Внутри него тут же «проснулся» тот прожженный делец, что за неделю мог состряпать два, а то и три, проходных хита. Получались пусть и одноактовые, в ритме бум-баба-бум, но все же реальные хиты, которые месяцами крутили в клубах и на радио. Неужто здесь не справится со школьной газетой?
— Легко! Ну, Костя, дава… Не-ет, ты теперь Мишка!
Охвативший его зуд требовал движения, причем немедленного. Бросив быстрый взгляд на небо (судя по солнцу дело шло к шести утра), выбежал со двора.
— Сторож вроде в школе… Ничего… Скажу, что поручение от пионерской организации. Как миленький пустит, куда денется…
И оказался совершенно прав. Дед Прохор, страхолюдный дедай в овчинном тулупе (мерз старый, даже летом не снимал), сначала встретил его в штыки. Мол, чего тут шляешься, как оголтелый. Не дай Бог, стекло разобьешь! Но сразу же сменил гнев на милость, услышав про поручение.
— Добре, добре, — прогудел он, одобрительно качая головой. — Хорошее дело, Михайла. Давай, швыряйся, коли поручение… Я ведь в гражданскую тоже… Бывало пакет какой везешь…
Но парень его уже не слышал. Память прежнего Мишки вела его прямо в библиотеку, где и хранилась вся нужная ему канцелярия: листы ватмана, карандаши, правда, только двух цветов — красные и синие, а также тушь.
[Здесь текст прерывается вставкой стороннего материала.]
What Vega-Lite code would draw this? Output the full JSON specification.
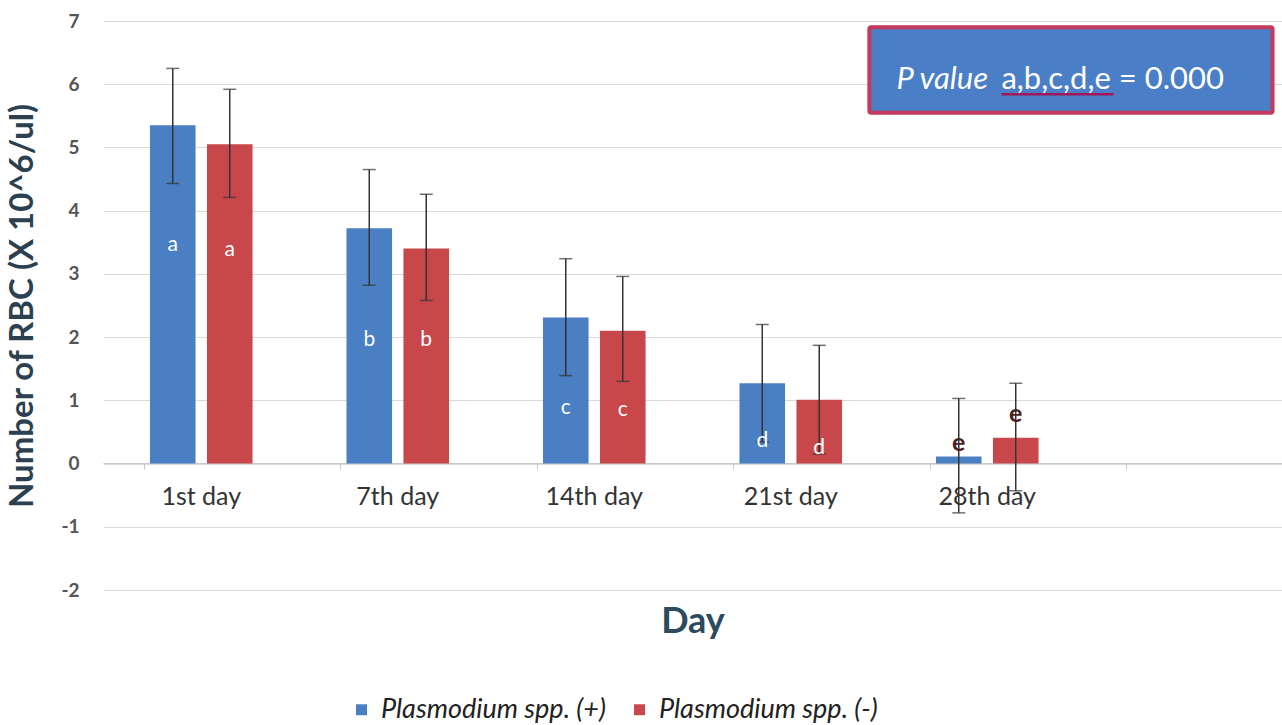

— Это шанс показать себя! Пока все будут сопли жевать, я уже тут как тут…
В библиотеке он сразу же сдвинул два широких стола, приготовил поле для творчества. Положил с края пару больших листов ватмана, чтобы на мелочи не размениваться. Если уж делать, то делать так, чтобы громко прозвучало. В середку столов рассыпал карандаши, кисточки, стерки. Тушь пока не трогал, оставив на самый конец.
— Ну, понеслась!
Его задумка была просто и в то же время очень сложна, и касалась не столько школьной стенгазеты, сколько самого обычного плаката. Нужно было прямиком к известию о начале войны повесить свой плакат на двери сельсовета, чтобы его увидело как можно больше жителей. Естественно, содержание должно было цеплять, самым натуральным образом слезу выбивать. А кому не знать всю эту «слезливую» кухню, как не ему — мастерупера?
— Так слезу выбьем, что портки и рубахи менять придется!
Центр плаката, конечно, же будет занимать она! Тут и споров не могло было быть. Графикой он давно уже занимался на весьма достойном уровне, поэтому ничего сложного не видел в том, чтобы изобразить классический рисунок Родины-матери.
С нужным настроем все получалось, как нужно. Под уверенными движениями быстро появлялась женская фигура в развевающихся одеждах и вскинутой к небу рукой. К краю листа тянулись десятки винтовок с длинными штыками, создавая ощущение сотен и сотен стоящих за спиной женщины бойцов. Но сильнее всего притягивало взгляд ее выразительное лицо, едва не пронзающее зрителя своим непреклонным взглядом.